O papa Francisco não vê diferença entre as penas na cabeça de um indígena da Amazônia e o chapéu usado pelos líderes da Igreja, insistiu Francisco nesta segunda-feira, abrindo os debates de um sínodo dedicado a essa região.
“Fiquei triste ao ouvir, aqui mesmo, um comentário sarcástico sobre um homem devoto que levou ofertas com penas na cabeça. Digam-me: qual é a diferença entre ter penas na cabeça e o chapéu tricórnio usado por certos responsáveis em nossos dicastérios?” (ministérios da Cúria Romana), questionou o pontífice, para os aplausos da assembleia.

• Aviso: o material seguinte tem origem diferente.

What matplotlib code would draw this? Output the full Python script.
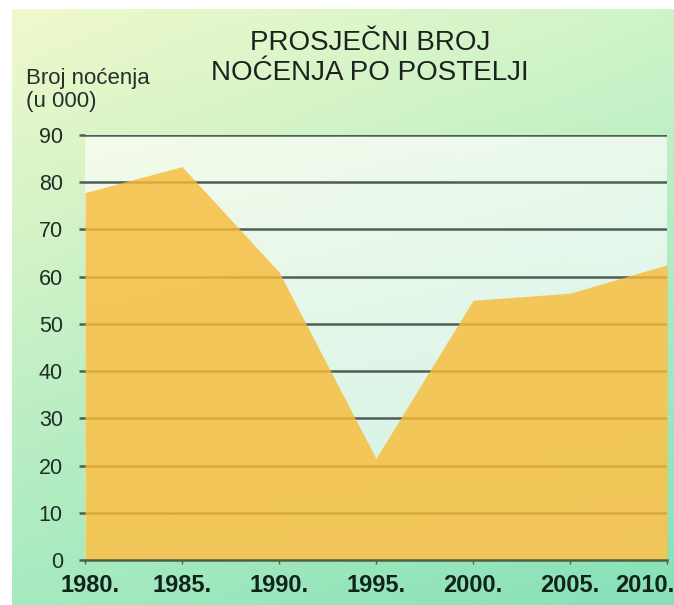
import numpy as np
from matplotlib import pyplot as plt
from matplotlib import font_manager
from matplotlib.transforms import ScaledTranslation

# podaci
godine = [1980, 1985, 1990, 1995, 2000, 2005, 2010]
nocenja = [77.8, 83.3, 61.0, 21.5, 55.0, 56.5, 62.5]
oznake_x = ['1980.', '1985.', '1990.', '1995.', '2000.', '2005.', '2010.']
oznake_y = [0, 10, 20, 30, 40, 50, 60, 70, 80, 90]

naslov = 'PROSJEČNI BROJ\nNOĆENJA PO POSTELJI'
os_y = 'Broj noćenja\n(u 000)'

imena = {f.name for f in font_manager.fontManager.ttflist}
obicni = 'Liberation Sans' if 'Liberation Sans' in imena else 'DejaVu Sans'
uski = 'Liberation Sans Narrow' if 'Liberation Sans Narrow' in imena else obicni

W, H = 674, 605
fig = plt.figure(figsize=(W / 100, H / 100), dpi=100)
fig.patch.set_facecolor('white')


def gradijent(tl, tr, bl, br, n=200):
    tl, tr, bl, br = [np.array(c) / 255 for c in (tl, tr, bl, br)]
    u = np.linspace(0, 1, n)[None, :, None]
    v = np.linspace(0, 1, n)[:, None, None]
    gore = tl * (1 - u) + tr * u
    dolje = bl * (1 - u) + br * u
    return gore * (1 - v) + dolje * v


# pozadina ploce
bg = fig.add_axes([12 / W, 0, 1 - 12 / W, 1 - 9 / H], zorder=0)
bg.imshow(gradijent((240, 249, 204), (206, 244, 200), (166, 234, 192), (134, 224, 184)),
          aspect='auto', extent=(0, 1, 0, 1), interpolation='bicubic')
bg.set_axis_off()

x0, x1 = 85, 667
y0, y1 = 560, 135
ax = fig.add_axes([x0 / W, 1 - y0 / H, (x1 - x0) / W, (y0 - y1) / H], zorder=1)
ax.set_xlim(1980, 2010)
ax.set_ylim(0, 90)
ax.imshow(gradijent((244, 251, 234), (234, 249, 236), (214, 243, 230), (208, 242, 230)),
          aspect='auto', extent=(1980, 2010, 0, 90), interpolation='bicubic', zorder=0)

for v in oznake_y[1:]:
    ax.axhline(v, color='#4e5e54', lw=1.8, zorder=1)
ax.fill_between(godine, nocenja, 0, color='#f8bc3a', alpha=0.82, lw=0, zorder=2)

for s in ['top', 'right', 'left']:
    ax.spines[s].set_visible(False)
ax.spines['bottom'].set_color('#4f6040')
ax.spines['bottom'].set_linewidth(1.8)
ax.spines['bottom'].set_zorder(3)

ax.set_yticks(oznake_y)
ax.set_yticklabels([str(v) for v in oznake_y], fontsize=15.5, family=obicni, color='#1f2e25')
ax.tick_params(axis='y', length=4, width=1.8, color='#4e5e54', pad=12)

ax.set_xticks(godine)
ax.set_xticklabels(oznake_x, fontsize=17, family=uski, fontweight='bold', color='#11241a')
ax.tick_params(axis='x', length=3, width=1, color='#4f6040', pad=7)
lab = ax.get_xticklabels()
lab[0].set_transform(lab[0].get_transform() + ScaledTranslation(5 / 100, 0, fig.dpi_scale_trans))
lab[-1].set_transform(lab[-1].get_transform() + ScaledTranslation(-22 / 100, 0, fig.dpi_scale_trans))

fig.text(370 / W, 1 - 58 / H, naslov, ha='center', va='center', fontsize=20,
         family=obicni, color='#1c221d', linespacing=1.15)
fig.text(26 / W, 1 - 90 / H, os_y, ha='left', va='center', fontsize=16,
         family=obicni, color='#25302a', linespacing=1.1)

fig.savefig('out.png', dpi=100)
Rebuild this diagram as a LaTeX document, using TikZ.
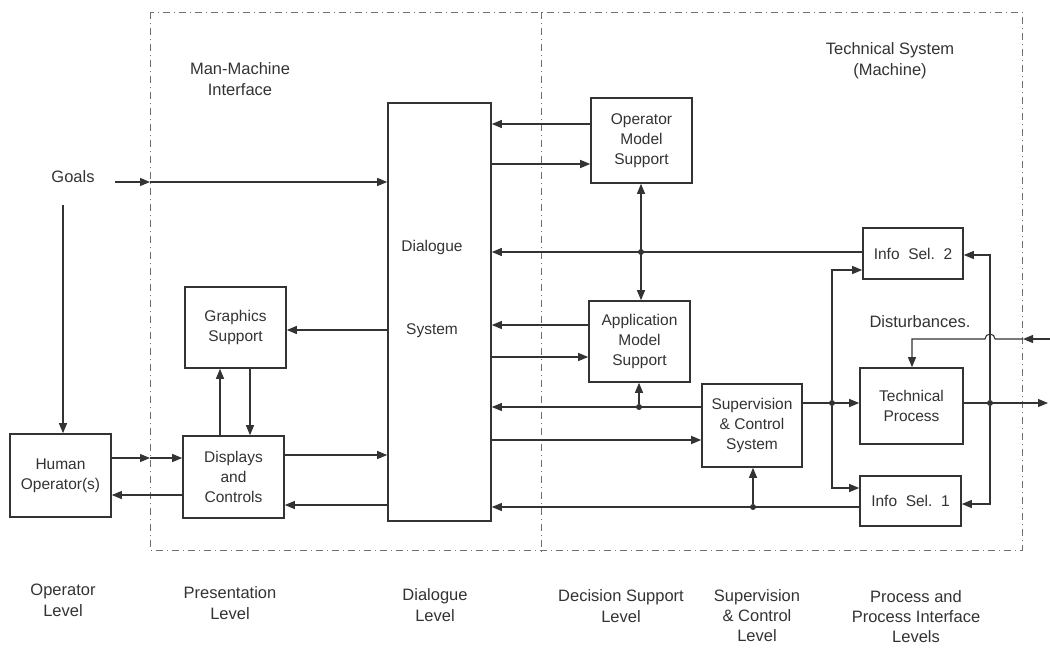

O sínodo discutirá os problemas ecológicos e sociais da Amazônia e tentará apresentar propostas para o trabalho da Igreja nesta região.
Diante de mais de 250 participantes, o papa reagiu contra as “palavras ofensivas” em relação aos povos indígenas e rejeitou as “colonizações ideológicas” destrutivas ou redutoras.
“As ideologias são uma arma perigosa, são redutivas e nos levam ao exagero em nossa pretensão de entender intelectualmente, mas sem aceitar, entender sem admirar, entender sem assumir”.
Quanto ao texto de trabalho do sínodo, já criticado pelos ultraconservadores da Igreja, o papa pediu aos bispos que se sintam à vontade para escrever seu próprio documento final.
“Um texto mártir”
O documento de trabalho (“instrumentum laboris”), nascido de uma vasta consulta dos povos indígenas da Amazônia, “é um texto mártir destinado a ser destruído”, brincou o papa, causando risadas.
Antes de começar os trabalhos, todos os participantes do sínodo se reuniram na manhã desta segunda-feira na Basílica de São Pedro.
Representantes dos povos indígenas, que formaram um círculo em torno de uma barca de madeira colocada no chão da basílica, cantaram canções tradicionais.
Por sua vez, o papa, os bispos, os cardeais e religiosos do sínodo cantaram um texto católico tradicional.
Os povos indígenas, com roupas coloridas, alguns com cocares de penas, entregaram alguns presentes ao papa.
Todos os participantes deixaram a basílica em procissão, seguindo a barca da Amazônia até a sala do sínodo, ao ritmo de canções locais em espanhol sobre “os filhos da selva”, “as águas dos rios” e “a terra fértil”.
O documento de trabalho do sínodo insiste na necessidade de uma “inculturação” (termo cristão que defende uma adaptação missionária à cultura local).
A assembleia vai discutir, portanto, se o catolicismo deve ser tratado em todos os lugares como um símbolo da cultura romana e latina, ou se pode ser interpretado à sua maneira e sem negá-lo por outras culturas.
Para o cardeal alemão Walter Brandmüller, ex-presidente do Pontifício Comitê de Ciências Históricas, trata-se de “heresia” e criticou a corrente que amplia as “práticas de cura indígenas” e o “diálogo com os espíritos”.
O cardeal brasileiro Cláudio Hummes, presidente da Rede Eclesial Pan-Amazônica (REPAM) e relator do sínodo, pediu aos participantes “não ter medo do novo”.
“Uma coisa é o tradicionalismo que fica preso no passado, outra é a verdadeira tradição que é a história viva da Igreja, em que cada geração, acolhendo o que lhe é entregue pelas gerações anteriores como compreensão e vivência da fé em Jesus Cristo, enriquece esta tradição com sua própria vivência”, considerou.
“Na fase da escuta sinodal, os povos indígenas manifestaram de muitos modos que querem o apoio da Igreja na defesa e promoção de seus direitos, na construção de seu futuro e pedem que a Igreja seja uma aliada constante”, insistiu ainda o brasileiro, que foi criticado pelo presidente Jair Bolsonaro nos últimos meses.